▸ **SOURCE MATERIAL**:

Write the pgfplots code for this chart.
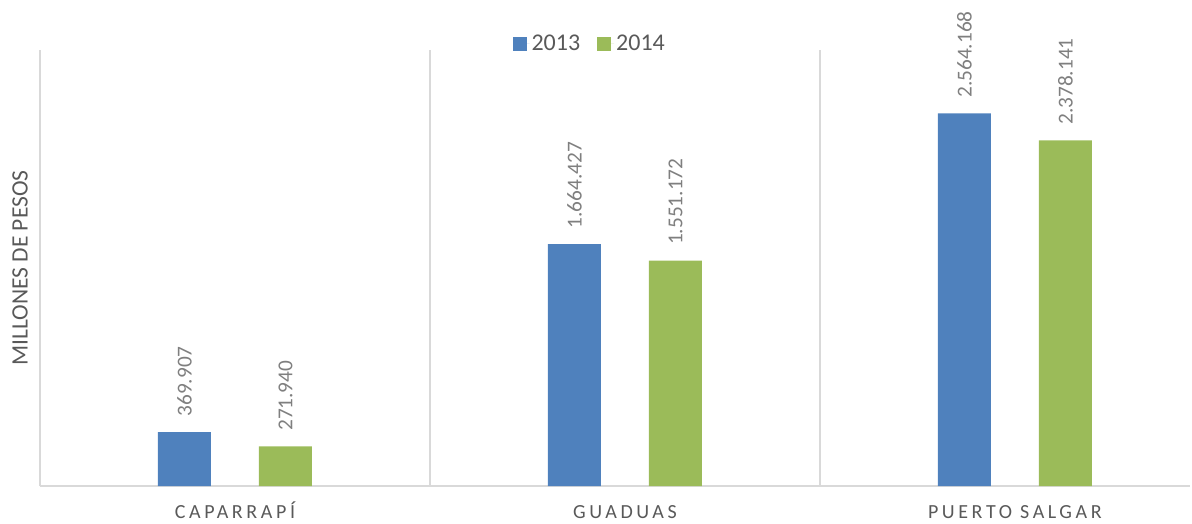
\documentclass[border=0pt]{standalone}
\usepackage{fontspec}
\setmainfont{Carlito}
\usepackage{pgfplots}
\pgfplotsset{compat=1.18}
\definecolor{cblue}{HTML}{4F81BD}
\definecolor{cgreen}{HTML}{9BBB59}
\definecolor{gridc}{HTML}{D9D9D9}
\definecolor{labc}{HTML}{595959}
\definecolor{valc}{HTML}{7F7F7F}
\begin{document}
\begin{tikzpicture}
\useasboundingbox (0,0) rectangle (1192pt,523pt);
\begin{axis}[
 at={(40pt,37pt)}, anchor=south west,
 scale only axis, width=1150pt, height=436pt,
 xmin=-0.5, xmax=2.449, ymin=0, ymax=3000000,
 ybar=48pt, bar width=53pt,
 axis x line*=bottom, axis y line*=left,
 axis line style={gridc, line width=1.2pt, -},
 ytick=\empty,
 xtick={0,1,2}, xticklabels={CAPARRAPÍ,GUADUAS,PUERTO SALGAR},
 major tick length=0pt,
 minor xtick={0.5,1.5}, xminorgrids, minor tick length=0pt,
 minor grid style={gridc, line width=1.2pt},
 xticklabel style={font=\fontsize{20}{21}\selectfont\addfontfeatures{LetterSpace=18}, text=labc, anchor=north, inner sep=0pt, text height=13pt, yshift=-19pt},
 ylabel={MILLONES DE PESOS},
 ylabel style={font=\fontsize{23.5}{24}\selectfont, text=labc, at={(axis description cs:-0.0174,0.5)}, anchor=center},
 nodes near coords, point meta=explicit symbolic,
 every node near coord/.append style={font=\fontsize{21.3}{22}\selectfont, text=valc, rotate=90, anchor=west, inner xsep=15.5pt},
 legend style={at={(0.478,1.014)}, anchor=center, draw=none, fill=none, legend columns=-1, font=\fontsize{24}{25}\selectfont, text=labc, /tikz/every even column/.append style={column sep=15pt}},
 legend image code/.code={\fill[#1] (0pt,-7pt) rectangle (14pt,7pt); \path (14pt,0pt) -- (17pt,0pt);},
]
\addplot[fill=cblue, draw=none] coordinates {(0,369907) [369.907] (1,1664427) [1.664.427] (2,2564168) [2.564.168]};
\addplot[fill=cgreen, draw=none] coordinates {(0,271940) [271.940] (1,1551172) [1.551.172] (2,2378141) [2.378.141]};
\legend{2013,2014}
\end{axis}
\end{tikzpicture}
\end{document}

▸ **EXERCISE**:
Drop the images and repeat the data exactly.

▸ **EXERCISE RESULT**:
Write the pgfplots code for this chart.
\documentclass[border=0pt]{standalone}
\usepackage{fontspec}
\setmainfont{Carlito}
\usepackage{pgfplots}
\pgfplotsset{compat=1.18}
\definecolor{cblue}{HTML}{4F81BD}
\definecolor{cgreen}{HTML}{9BBB59}
\definecolor{gridc}{HTML}{D9D9D9}
\definecolor{labc}{HTML}{595959}
\definecolor{valc}{HTML}{7F7F7F}
\begin{document}
\begin{tikzpicture}
\useasboundingbox (0,0) rectangle (1192pt,523pt);
\begin{axis}[
 at={(40pt,37pt)}, anchor=south west,
 scale only axis, width=1150pt, height=436pt,
 xmin=-0.5, xmax=2.449, ymin=0, ymax=3000000,
 ybar=48pt, bar width=53pt,
 axis x line*=bottom, axis y line*=left,
 axis line style={gridc, line width=1.2pt, -},
 ytick=\empty,
 xtick={0,1,2}, xticklabels={CAPARRAPÍ,GUADUAS,PUERTO SALGAR},
 major tick length=0pt,
 minor xtick={0.5,1.5}, xminorgrids, minor tick length=0pt,
 minor grid style={gridc, line width=1.2pt},
 xticklabel style={font=\fontsize{20}{21}\selectfont\addfontfeatures{LetterSpace=18}, text=labc, anchor=north, inner sep=0pt, text height=13pt, yshift=-19pt},
 ylabel={MILLONES DE PESOS},
 ylabel style={font=\fontsize{23.5}{24}\selectfont, text=labc, at={(axis description cs:-0.0174,0.5)}, anchor=center},
 nodes near coords, point meta=explicit symbolic,
 every node near coord/.append style={font=\fontsize{21.3}{22}\selectfont, text=valc, rotate=90, anchor=west, inner xsep=15.5pt},
 legend style={at={(0.478,1.014)}, anchor=center, draw=none, fill=none, legend columns=-1, font=\fontsize{24}{25}\selectfont, text=labc, /tikz/every even column/.append style={column sep=15pt}},
 legend image code/.code={\fill[#1] (0pt,-7pt) rectangle (14pt,7pt); \path (14pt,0pt) -- (17pt,0pt);},
]
\addplot[fill=cblue, draw=none] coordinates {(0,369907) [369.907] (1,1664427) [1.664.427] (2,2564168) [2.564.168]};
\addplot[fill=cgreen, draw=none] coordinates {(0,271940) [271.940] (1,1551172) [1.551.172] (2,2378141) [2.378.141]};
\legend{2013,2014}
\end{axis}
\end{tikzpicture}
\end{document}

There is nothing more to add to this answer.